Span<T> makes the language simpler from both the user and C# to IL bytecode point of view, all the complexity is in the runtime (well, not exactly anymore - there's ref T lifetime analysis now). On that note, Java does not seem to have a generic slice type, like ArraySegment<T> which predates spans. I can see it has ByteBuffer, CharBuffer, IntBuffer, AbstractEnterpriseIntProviderFactoryBuffer (/s), etc from NIO as well as sub-Lists(?) and using Streams in the style of LINQ's Skip+Take.
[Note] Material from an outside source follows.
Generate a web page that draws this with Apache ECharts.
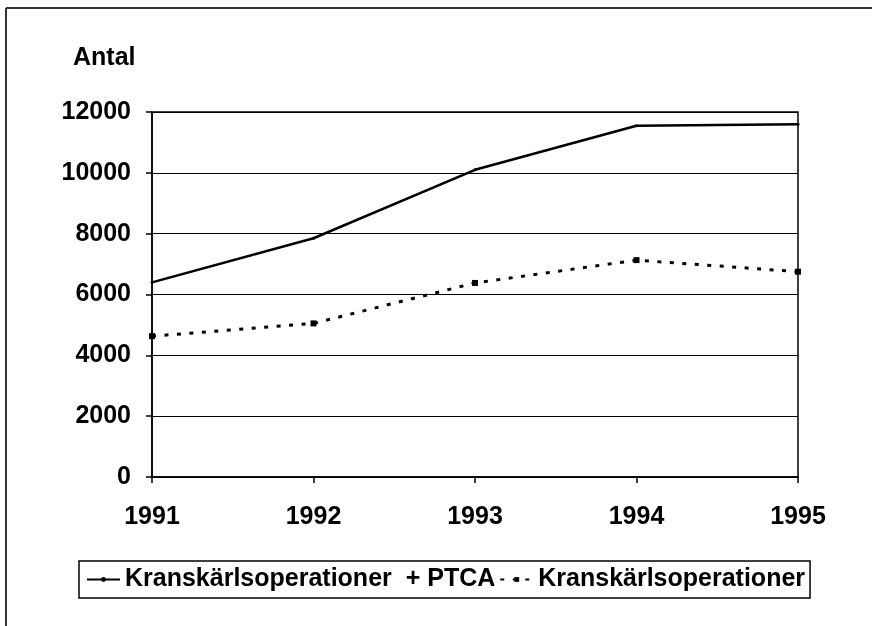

Spans are very easy to use, and advertising them as advanced type was a short-lived mistake at their inception. Since then, they have gotten adopted prominently throughout the ecosystem.

After all, it's quite literally just

  var text = "Hello, World!".AsSpan();
  var hello = text[..text.IndexOf(','));
  var twoChars = hello[..2];

And, to emphasize, they transparently work with stack buffers, arrays, unmanaged memory and anything in-between. You can even reference a single field from an object:

    var user = (Name: "John", DoB: new DateTime(1989, 1, 1));
    ProcessStrings(new(ref user.Name));

    // Roslyn emits an inline array struct, from which a span is constructed
    // It's like T... varargs in Java but guaranteed zero-cost
    // In C# 13, this gets support of params so many existing callsites
    // that used to be params T[] start accepting spans instead,
    // completely eliding allocations or even allowing the compiler
    // to reference baked into binary constant arrays
    ProcessStrings(["hello", "world"]);

    void ProcessStrings(Span<string> values) { /* ... */ }

On binary-trees - indeed, the results are interesting and Java demonstrates consistently lower CPU time cost to achieve similar or higher throughput (look at benchmark results distribution). It is a stress-test for allocation and collection throughput, yes. However, Java benchmarks also tend to consume consistently more memory even in allocatey scenarios: https://benchmarksgame-team.pages.debian.net/benchmarksgame/...

In any case, I have asked around for more data on detailed comparison of heap profiles between G1, Zgc and Parallel and will post them here if I get a response to provide more context. It's an interesting topic.